Alight, a solar developer and independent power producer, has joined the Solar Stewardship Initiative and committed to applying SSI standards across its operations, conducting assessments of selected production sites and promoting responsible sourcing across its supply chain. The initiative aligns with the EU Corporate Sustainability Due Diligence Directive, the UN Guiding Principles on Business and Human Rights and the OECD Guidelines, signaling a step to reduce regulatory and reputational risk and potentially improve access to sustainability-linked finance, while having limited direct near-term impact on earnings or market pricing.

Analysis

Market structure: SSI membership benefits developers and manufacturers that can credibly certify supply chains (e.g., Alight/ALIT and value-chain leaders like First Solar FSLR) by giving them procurement preference and modest pricing power; expect certified panels to command a 3–8% premium over non‑certified units as buyers internalize due‑diligence costs over 12–24 months. Losers are low‑transparency, low‑margin OEMs (large parts of the unverified Chinese supply base such as JA Solar/JASO, CSIQ) facing higher compliance costs and potential buyer exclusion, pressuring their margins and widening spread versus certified peers.
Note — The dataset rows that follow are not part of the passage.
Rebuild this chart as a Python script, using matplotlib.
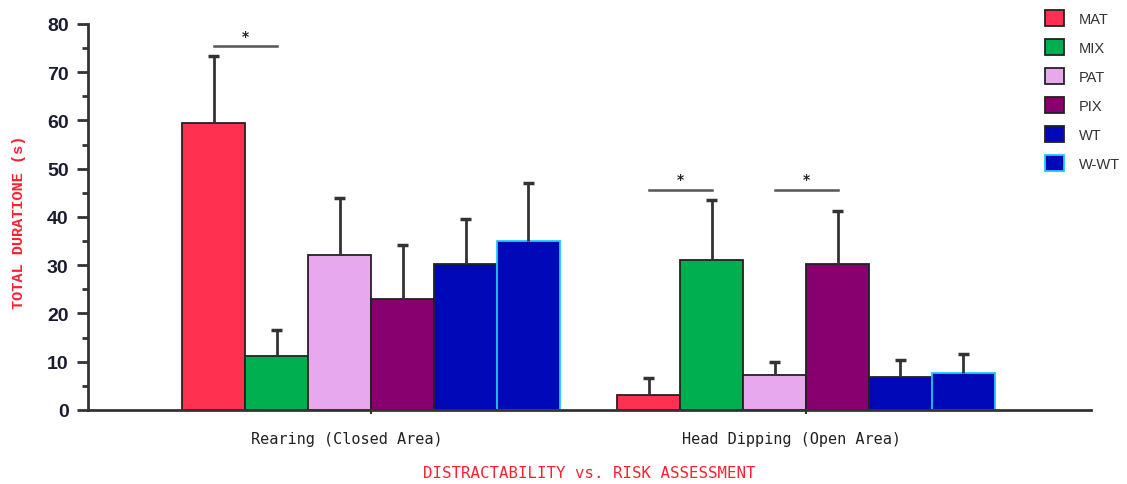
import matplotlib
matplotlib.use("Agg")
import matplotlib.pyplot as plt
import matplotlib.transforms as mtransforms
import numpy as np

# ---- data ----
categories = ["Rearing (Closed Area)", "Head Dipping (Open Area)"]
series = ["MAT", "MIX", "PAT", "PIX", "WT", "W-WT"]
means = {
    "MAT":  [59.5, 3.1],
    "MIX":  [11.2, 31.1],
    "PAT":  [32.2, 7.3],
    "PIX":  [22.9, 30.3],
    "WT":   [30.3, 6.8],
    "W-WT": [35.1, 7.7],
}
errors = {
    "MAT":  [13.8, 3.5],
    "MIX":  [5.4, 12.5],
    "PAT":  [11.7, 2.6],
    "PIX":  [11.2, 10.9],
    "WT":   [9.2, 3.6],
    "W-WT": [11.9, 3.8],
}
# significance brackets: (category index, series a, series b, line level)
sig_pairs = [(0, "MAT", "MIX", 75.4), (1, "MAT", "MIX", 45.6), (1, "PAT", "PIX", 45.6)]

colors = {"MAT": "#FF3050", "MIX": "#00B050", "PAT": "#E8A8EE",
          "PIX": "#880070", "WT": "#0008B8", "W-WT": "#0008B8"}
edges = {"MAT": "#222222", "MIX": "#222222", "PAT": "#222222",
         "PIX": "#222222", "WT": "#222222", "W-WT": "#20C8FF"}

fig = plt.figure(figsize=(11.27, 4.85), dpi=100)
ax = fig.add_axes([0.0781, 0.1526, 0.8899, 0.7959])

x = np.arange(len(categories))
w = 0.1448
n = len(series)
offsets = {s: (i - (n - 1) / 2) * w for i, s in enumerate(series)}

handles = []
for s in series:
    xs = x + offsets[s]
    b = ax.bar(xs, means[s], width=w, color=colors[s], edgecolor=edges[s],
               linewidth=1.3, label=s, zorder=2)
    handles.append(b)
    tops = np.array(means[s]) + np.array(errors[s])
    ax.vlines(xs, means[s], tops, color="#333333", linewidth=2, zorder=3)
    ax.hlines(tops, xs - 0.013, xs + 0.013, color="#333333", linewidth=2.5, zorder=3)

for ci, a, b_, lvl in sig_pairs:
    xa = x[ci] + offsets[a]
    xb = x[ci] + offsets[b_]
    ax.plot([xa, xb], [lvl, lvl], color="#555555", linewidth=1.8, zorder=3)
    ax.text((xa + xb) / 2, lvl + 2.2, "*", ha="center", va="center",
            fontsize=10, fontweight="bold", color="#222222")

ax.set_xlim(-0.6506, 1.655)
ax.set_ylim(0, 80)
ax.spines["top"].set_visible(False)
ax.spines["right"].set_visible(False)
for sp in ["left", "bottom"]:
    ax.spines[sp].set_linewidth(2)
    ax.spines[sp].set_color("#333333")

ax.set_yticks(np.arange(0, 81, 10))
ax.set_yticks(np.arange(5, 80, 10), minor=True)
ax.tick_params(axis="y", which="major", length=8, width=2, color="#333333",
               labelsize=14, pad=6)
ax.tick_params(axis="y", which="minor", length=4, width=2, color="#333333")
for lab in ax.get_yticklabels():
    lab.set_fontweight("bold")
    lab.set_fontfamily("Liberation Sans")
    lab.set_color("#1c1c30")

ax.set_xticks(x)
ax.set_xticklabels(categories, fontfamily="DejaVu Sans Mono", fontsize=11,
                   color="#222222")
ax.tick_params(axis="x", length=3, width=1.5, color="#333333", pad=12)
for lab, dx in zip(ax.get_xticklabels(), [-24, -15]):
    lab.set_transform(lab.get_transform() +
                      mtransforms.ScaledTranslation(dx / 100, 0, fig.dpi_scale_trans))

ax.set_ylabel("TOTAL DURATIONE (s)", color="#FF2030", fontsize=11,
              fontfamily="Liberation Mono", fontweight="bold")
ax.yaxis.set_label_coords(-0.062, 0.49)
ax.set_xlabel("DISTRACTABILITY vs. RISK ASSESSMENT", color="#FF2030",
              fontsize=11.3, fontfamily="DejaVu Sans Mono", labelpad=14)

leg = fig.legend(handles=handles, labels=series, loc="upper left",
                 bbox_to_anchor=(0.916, 1.004), frameon=False,
                 prop={"family": "Liberation Sans", "size": 10.5},
                 handlelength=1.3, handleheight=1.3, handletextpad=1.0,
                 labelspacing=0.9, labelcolor="#333333")

fig.savefig("out.png", dpi=100)
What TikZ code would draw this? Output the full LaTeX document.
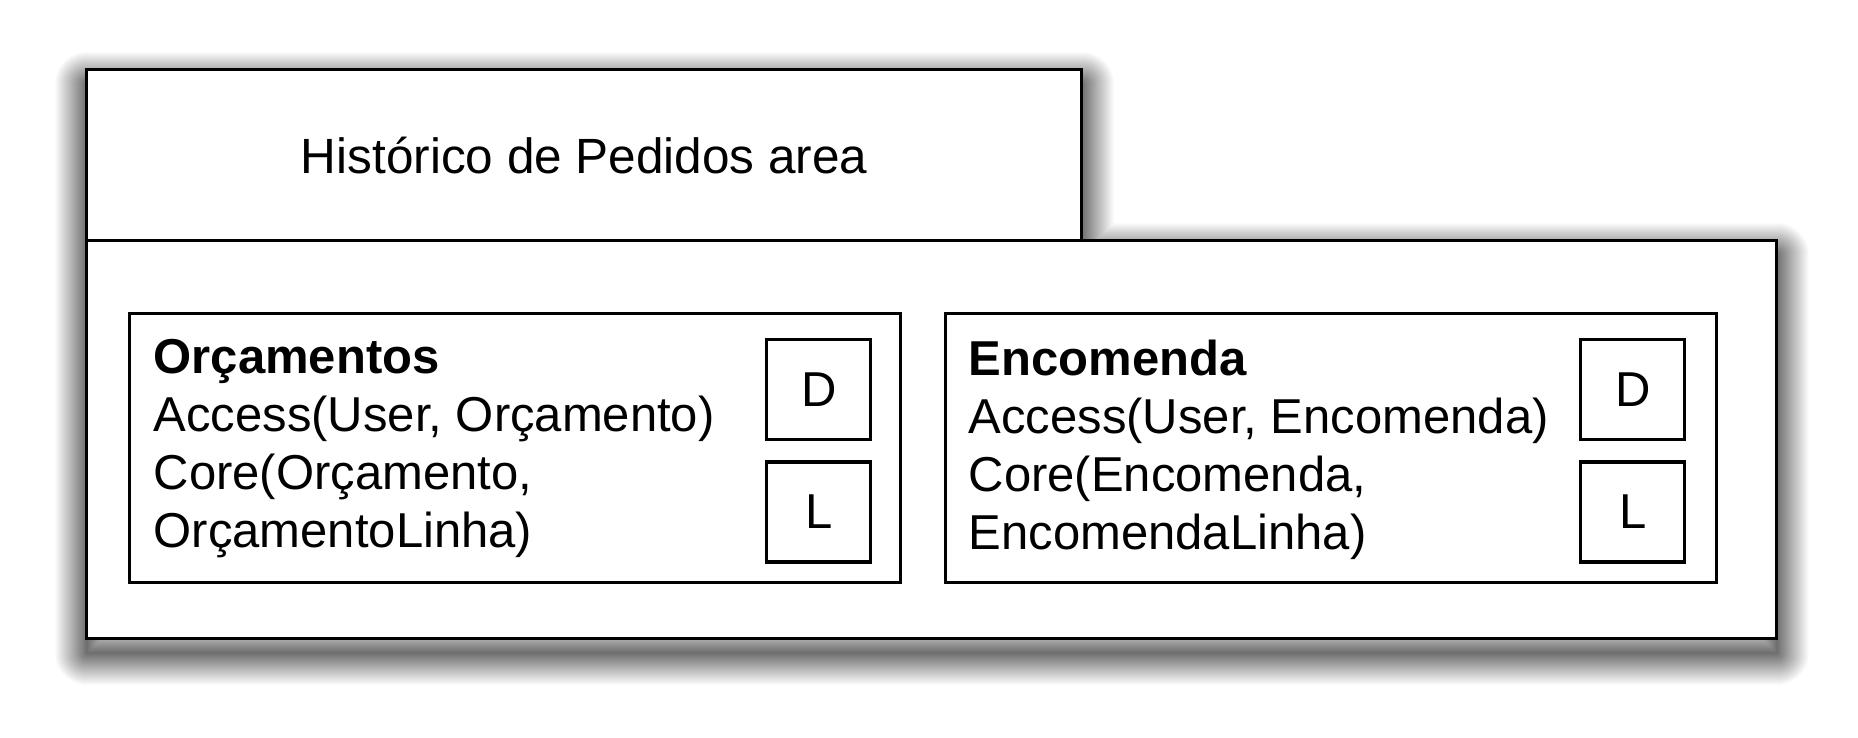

Risk assessment: tail risks include accelerated EU enforcement of Corporate Sustainability Due Diligence (CSDD) causing rapid de‑listing of non‑compliant suppliers and a temporary 5–15% reduction in delivered module volumes to Europe within 6–12 months, or retaliatory trade measures from suppliers raising input costs. Immediate market effect is muted (days), short‑term (weeks–months) is procurement retooling and selective capex by suppliers, and long‑term (2–4 years) is higher structural capex in traceability and recycling; hidden dependency remains Chinese polysilicon and cell capacity concentration. Trade implications: tactical alpha favors long certified/insulated names and short high‑risk OEMs: buy FSLR (structural beneficiary), small selective long in ALIT for ESG momentum; short or underweight JASO/CSIQ exposure. Use options to express convexity: 3–6 month call spreads on FSLR ahead of regulatory clarity, and consider a TAN ETF long for diversified exposure to certified demand growth. Contrarian angles: the market may overpay for ESG signaling — SSI could initially be low‑impact (token adoption) so certification premium may compress after 6–12 months as standards become table stakes; conversely, a sudden supplier shock could push all module prices higher, so maintain hedges. Historical parallels (RSPO/FSC) show early winners lose excess returns as certification scales; plan for mean reversion and revenue shifts rather than permanent monopoly rents.